(Source code of charts)
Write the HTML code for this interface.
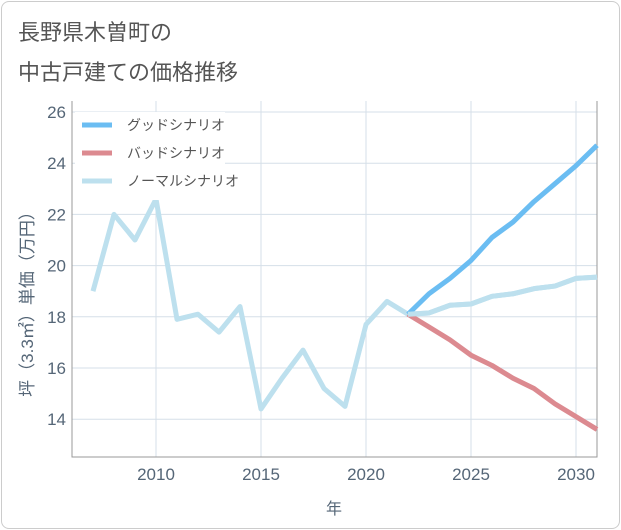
<!DOCTYPE html>
<html><head><meta charset="utf-8"><style>
body{margin:0;background:#fff;font-family:"Liberation Sans","Noto Sans CJK JP",sans-serif}
#frame{position:absolute;left:1px;top:1px;width:617px;height:526px;border:1px solid #ccc;border-radius:8px;background:#fff}
.title{position:absolute;left:18px;font-size:22px;color:#555}
</style></head><body>
<div id="frame"></div>
<div class="title" style="top:15px">長野県木曽町の</div>
<div class="title" style="top:55px">中古戸建ての価格推移</div>
<svg id="c" width="621" height="530" style="position:absolute;left:0;top:0"></svg>
<script>
const years=[2007,2008,2009,2010,2011,2012,2013,2014,2015,2016,2017,2018,2019,2020,2021,2022,2023,2024,2025,2026,2027,2028,2029,2030,2031];
const normal=[19.0,22.0,21.0,22.6,17.9,18.1,17.4,18.4,14.4,15.6,16.7,15.2,14.5,17.7,18.6,18.1,18.15,18.45,18.5,18.8,18.9,19.1,19.2,19.5,19.55];
const goodYears=[2022,2023,2024,2025,2026,2027,2028,2029,2030,2031];
const good=[18.1,18.9,19.5,20.2,21.1,21.7,22.5,23.2,23.9,24.7];
const bad=[18.1,17.6,17.1,16.5,16.1,15.6,15.2,14.6,14.1,13.6];
const xTicks=[2010,2015,2020,2025,2030];
const yTicks=[14,16,18,20,22,24,26];
const L=72,R=597,T=101,B=457;
const X=v=>L+(v-2006)*(R-L)/25;
const Y=v=>112+(26-v)*25.6;
const s=document.getElementById('c'),NS='http://www.w3.org/2000/svg';
function el(t,a,p){const e=document.createElementNS(NS,t);for(const k in a)e.setAttribute(k,a[k]);(p||s).appendChild(e);return e;}
xTicks.forEach(t=>{const g=el('line',{x1:X(t),x2:X(t),y1:T,y2:B,stroke:'#d5dfe8','stroke-width':1});

const tx=el('text',{x:X(t),y:480,'text-anchor':'middle','font-size':17,fill:'#556677'});tx.textContent=t;
});
yTicks.forEach(t=>{const g=el('line',{x1:L,x2:R,y1:Y(t),y2:Y(t),stroke:'#d5dfe8','stroke-width':1});

const tx=el('text',{x:66,y:Y(t)+6,'text-anchor':'end','font-size':17,fill:'#556677'});tx.textContent=t;
});
const ax=el('path',{d:`M${L},${T}V${B}H${R}V${T}`,fill:'none',stroke:'#999','stroke-width':1});

function line(xs,ys,col,name){const p=el('polyline',{points:xs.map((x,i)=>X(x)+','+Y(ys[i])).join(' '),fill:'none',stroke:col,'stroke-width':5,'stroke-linejoin':'round'});
}
line(years,normal,'#bde0ee','normal-scenario-line');
line(goodYears,bad,'#dc8a90','bad-scenario-line');
line(goodYears,good,'#6bbdf2','good-scenario-line');
line(years.slice(15),normal.slice(15),'#bde0ee','normal-scenario-line-future');
const lg=el('rect',{x:75,y:112,width:150,height:88,fill:'#fff'});

[['グッドシナリオ','#6bbdf2'],['バッドシナリオ','#dc8a90'],['ノーマルシナリオ','#bde0ee']].forEach((d,i)=>{
const y=125+i*28;const l=el('line',{x1:82,x2:112,y1:y,y2:y,stroke:d[1],'stroke-width':5});

const t=el('text',{x:127,y:y+5,'font-size':14,fill:'#555'});t.textContent=d[0];
});
const xt=el('text',{x:334,y:514,'text-anchor':'middle','font-size':16,fill:'#556677'});xt.textContent='年';

const yt=el('text',{x:0,y:0,'text-anchor':'middle','font-size':17,fill:'#556677',transform:'translate(33,300) rotate(-90)'});yt.textContent='坪（3.3㎡）単価（万円）';

</script>
</body></html>
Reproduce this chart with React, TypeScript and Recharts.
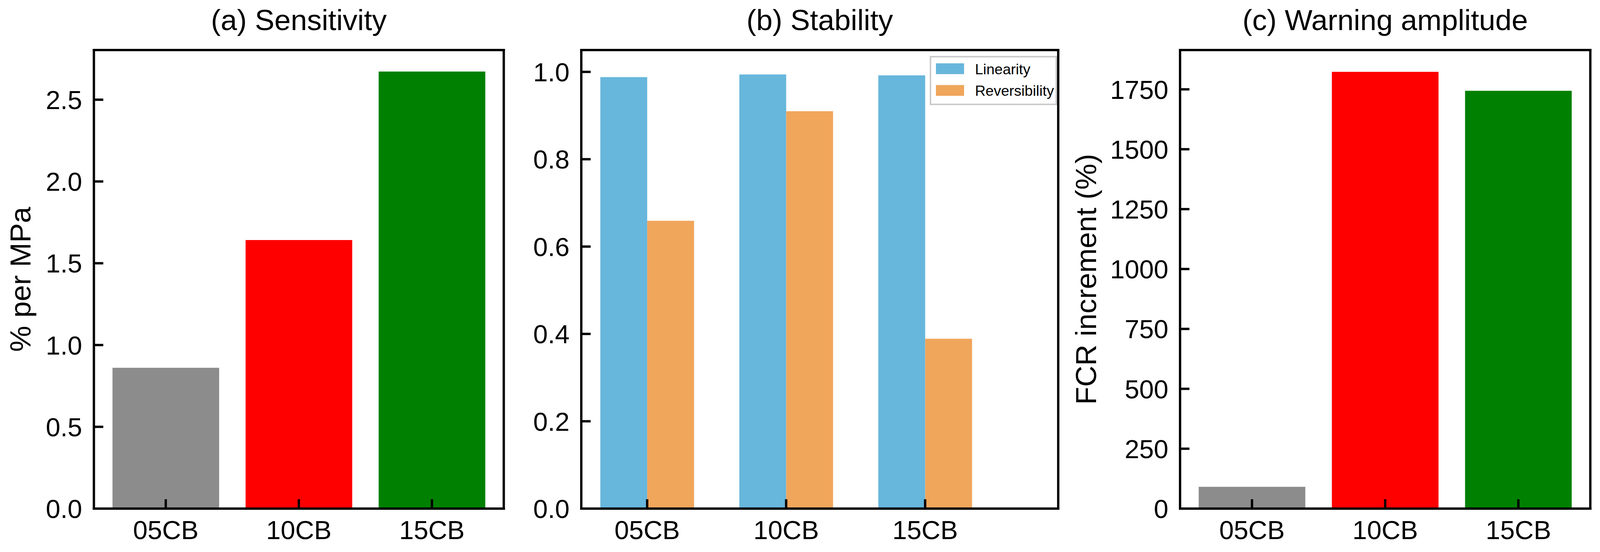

• [Exercise brief] Without the pictures, output the full listing exactly as it stands.

• [Full solution]
Write the HTML code for this interface.
<!DOCTYPE html>
<html><head><meta charset="utf-8"><style>
body{margin:0;background:#fff;font-family:"Liberation Sans","Noto Sans CJK JP",sans-serif}
#frame{position:absolute;left:1px;top:1px;width:617px;height:526px;border:1px solid #ccc;border-radius:8px;background:#fff}
.title{position:absolute;left:18px;font-size:22px;color:#555}
</style></head><body>
<div id="frame"></div>
<div class="title" style="top:15px">長野県木曽町の</div>
<div class="title" style="top:55px">中古戸建ての価格推移</div>
<svg id="c" width="621" height="530" style="position:absolute;left:0;top:0"></svg>
<script>
const years=[2007,2008,2009,2010,2011,2012,2013,2014,2015,2016,2017,2018,2019,2020,2021,2022,2023,2024,2025,2026,2027,2028,2029,2030,2031];
const normal=[19.0,22.0,21.0,22.6,17.9,18.1,17.4,18.4,14.4,15.6,16.7,15.2,14.5,17.7,18.6,18.1,18.15,18.45,18.5,18.8,18.9,19.1,19.2,19.5,19.55];
const goodYears=[2022,2023,2024,2025,2026,2027,2028,2029,2030,2031];
const good=[18.1,18.9,19.5,20.2,21.1,21.7,22.5,23.2,23.9,24.7];
const bad=[18.1,17.6,17.1,16.5,16.1,15.6,15.2,14.6,14.1,13.6];
const xTicks=[2010,2015,2020,2025,2030];
const yTicks=[14,16,18,20,22,24,26];
const L=72,R=597,T=101,B=457;
const X=v=>L+(v-2006)*(R-L)/25;
const Y=v=>112+(26-v)*25.6;
const s=document.getElementById('c'),NS='http://www.w3.org/2000/svg';
function el(t,a,p){const e=document.createElementNS(NS,t);for(const k in a)e.setAttribute(k,a[k]);(p||s).appendChild(e);return e;}
xTicks.forEach(t=>{const g=el('line',{x1:X(t),x2:X(t),y1:T,y2:B,stroke:'#d5dfe8','stroke-width':1});

const tx=el('text',{x:X(t),y:480,'text-anchor':'middle','font-size':17,fill:'#556677'});tx.textContent=t;
});
yTicks.forEach(t=>{const g=el('line',{x1:L,x2:R,y1:Y(t),y2:Y(t),stroke:'#d5dfe8','stroke-width':1});

const tx=el('text',{x:66,y:Y(t)+6,'text-anchor':'end','font-size':17,fill:'#556677'});tx.textContent=t;
});
const ax=el('path',{d:`M${L},${T}V${B}H${R}V${T}`,fill:'none',stroke:'#999','stroke-width':1});

function line(xs,ys,col,name){const p=el('polyline',{points:xs.map((x,i)=>X(x)+','+Y(ys[i])).join(' '),fill:'none',stroke:col,'stroke-width':5,'stroke-linejoin':'round'});
}
line(years,normal,'#bde0ee','normal-scenario-line');
line(goodYears,bad,'#dc8a90','bad-scenario-line');
line(goodYears,good,'#6bbdf2','good-scenario-line');
line(years.slice(15),normal.slice(15),'#bde0ee','normal-scenario-line-future');
const lg=el('rect',{x:75,y:112,width:150,height:88,fill:'#fff'});

[['グッドシナリオ','#6bbdf2'],['バッドシナリオ','#dc8a90'],['ノーマルシナリオ','#bde0ee']].forEach((d,i)=>{
const y=125+i*28;const l=el('line',{x1:82,x2:112,y1:y,y2:y,stroke:d[1],'stroke-width':5});

const t=el('text',{x:127,y:y+5,'font-size':14,fill:'#555'});t.textContent=d[0];
});
const xt=el('text',{x:334,y:514,'text-anchor':'middle','font-size':16,fill:'#556677'});xt.textContent='年';

const yt=el('text',{x:0,y:0,'text-anchor':'middle','font-size':17,fill:'#556677',transform:'translate(33,300) rotate(-90)'});yt.textContent='坪（3.3㎡）単価（万円）';

</script>
</body></html>
Reproduce this chart with React, TypeScript and Recharts.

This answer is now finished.